Un autre problème qu’il souligne dans son billet, est que quelques fois, même si vous intégrez dans votre fichier “LISEZMOI” des limites pour lesquels vous ne ferez pas de travail gratuit, vous vous retrouvez tout de suite pris entre un certain nombre d’obstacles de la part de la communauté. Par exemple, vous obtiendrez des hurlements de protestation vous traitant de mendiant. Certaines de ces protestations proviendront de développeurs de logiciels très bien rémunérés, qui sont peut-être même rémunérés pour travailler sur l'open source d'une manière ou d'une autre, mais qui croient en même temps que les mainteneurs indépendants ne devraient pas être payés, car l'open source devrait être une œuvre de bienfaisance. Il existe également d’autres obstacles auxquels les développeurs de l’open source sont confrontés.
Havoc Pennington estime qu’il s’agit d’un problème qui mérite d’être abordé, traité et résolu par le monde open source pour les prochaines années.
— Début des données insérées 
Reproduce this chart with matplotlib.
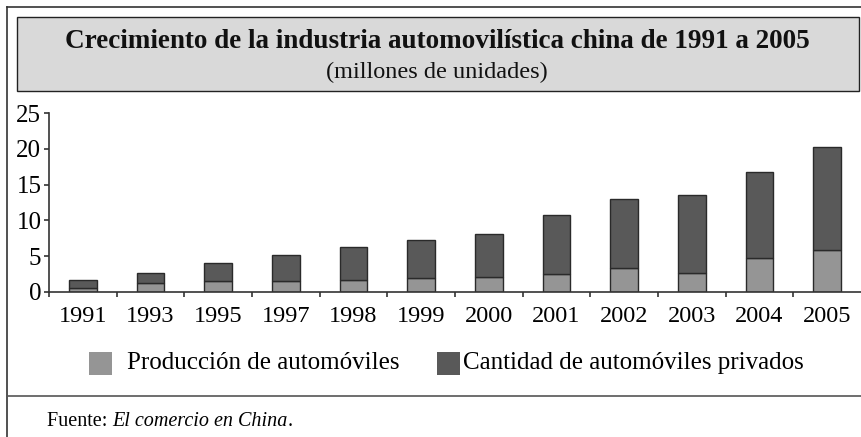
import matplotlib
matplotlib.use("Agg")
import matplotlib.pyplot as plt
from matplotlib.patches import Rectangle
from matplotlib.lines import Line2D
import numpy as np

years = ["1991", "1993", "1995", "1997", "1998", "1999",
         "2000", "2001", "2002", "2003", "2004", "2005"]
produccion = [0.6, 1.3, 1.5, 1.5, 1.7, 1.9, 2.1, 2.5, 3.4, 2.7, 4.8, 5.9]
privados = [1.1, 1.4, 2.5, 3.6, 4.6, 5.4, 6.0, 8.2, 9.6, 10.9, 12.0, 14.4]

light = "#959595"
dark = "#595959"
edge = "#2a2a2a"
font = "Liberation Serif"

W, H = 862, 437
fig = plt.figure(figsize=(W / 100, H / 100), dpi=100)
plt.rcParams['font.family'] = font

def fx(px):
    return px / W

def fy(py):
    return 1 - py / H

# outer frame lines
fig.add_artist(Line2D([fx(7), fx(7)], [fy(7), 0], color="#333333", lw=1.2))
fig.add_artist(Line2D([fx(7), 1], [fy(7), fy(7)], color="#333333", lw=1.2))
fig.add_artist(Line2D([fx(7), 1], [fy(396), fy(396)], color="#555555", lw=1.2))

# title box
fig.add_artist(Rectangle((fx(17), fy(91)), fx(859) - fx(17), fy(17) - fy(91),
                         transform=fig.transFigure, facecolor="#d9d9d9",
                         edgecolor="#222222", lw=1.0))
fig.text(fx(437), fy(42), "Crecimiento de la industria automovilística china de 1991 a 2005",
         ha="center", va="center", fontsize=19.5, fontweight="bold", color="#111111")
fig.text(fx(437), fy(72), "(millones de unidades)",
         ha="center", va="center", fontsize=17.5, color="#111111")

# axes
ax = fig.add_axes([fx(49), fy(292), fx(861) - fx(49), fy(113) - fy(292)])
x = np.arange(len(years))
ax.bar(x, produccion, width=0.41, color=light, edgecolor=edge, lw=1.0)
ax.bar(x, privados, width=0.41, bottom=produccion, color=dark, edgecolor=edge, lw=1.0)

ax.set_xlim(-0.5, len(years) - 0.5)
ax.set_ylim(0, 25)
ax.set_yticks([0, 5, 10, 15, 20, 25])
ax.set_xticks(x)
ax.set_xticklabels(years)
ax.set_xticks(np.arange(len(years)) - 0.5, minor=True)
ax.tick_params(axis="x", which="major", length=0, pad=10, labelsize=17.5)
ax.tick_params(axis="x", which="minor", length=3.5, width=1.2, color="#333333")
ax.tick_params(axis="y", length=3.5, width=1.2, color="#333333", pad=2, labelsize=18)
for s in ["top", "right"]:
    ax.spines[s].set_visible(False)
for s in ["left", "bottom"]:
    ax.spines[s].set_color("#333333")
    ax.spines[s].set_linewidth(1.2)

# legend
fig.add_artist(Rectangle((fx(89), fy(375)), fx(23), fy(0) - fy(23),
                         transform=fig.transFigure, facecolor=light, edgecolor="none"))
fig.text(fx(127), fy(363), "Producción de automóviles", ha="left", va="center", fontsize=18)
fig.add_artist(Rectangle((fx(437), fy(375)), fx(23), fy(0) - fy(23),
                         transform=fig.transFigure, facecolor=dark, edgecolor="none"))
fig.text(fx(463), fy(363), "Cantidad de automóviles privados", ha="left", va="center", fontsize=18)

# source
t = fig.text(fx(47), fy(421), "Fuente: ", ha="left", va="center", fontsize=14.5)
fig.canvas.draw()
bb = t.get_window_extent()
t2 = fig.text(bb.x1 / W, fy(421), "El comercio en China", ha="left", va="center",
              fontsize=14.5, style="italic")
fig.canvas.draw()
bb2 = t2.get_window_extent()
fig.text(bb2.x1 / W, fy(421), ".", ha="left", va="center", fontsize=14.5)

fig.savefig("out.png", dpi=100)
Il pense qu’à l’heure actuelle, l’open source aggrave le problème de la diversité de la technologie. L’open source, déclare-t-il, engendre les problèmes techniques comme le manque de maintenance des projets où de nombreux projets sur lesquels tout le monde compte qui deviennent fantômes ou sous-entretenus et des problèmes de droit comme selon lesquels si vous ne mettez pas une valeur sur votre temps, les gens supposeront que sa valeur est faible ou nulle.
Par la suite, il suggère que la communauté open source doit prendre du temps et réfléchir à quelques questions qui méritent d’avoir des réponses pour que le monde open source puisse bien se porter à l’avenir. Il a énuméré des questions comme : Quelles sont les catégories de travail qui ne doivent pas être rémunérées pour que la communauté open source puissent prospérer ? Comment les projets peuvent-ils clarifier les attentes des utilisateurs et donner aux entreprises un moyen de payer pour la valeur reçue ? Quelles autres catégories de travail doivent être payées pour que les projets open source aient des mainteneurs indépendants avec des revenus fiables ?
Ce que lui et beaucoup d'autres espèrent, c’est qu’il y ait à l'avenir beaucoup de discussions autour du sujet pour permettre à la communauté open source d’avoir un bon encadrement en qui concerne les valeurs économiques des projets open source. Cela permettra, selon lui, d’améliorer la productivité des développeurs, sauver beaucoup de projets et lever un grand nombre d'ambiguïtés qui existent autour de “l’open source”.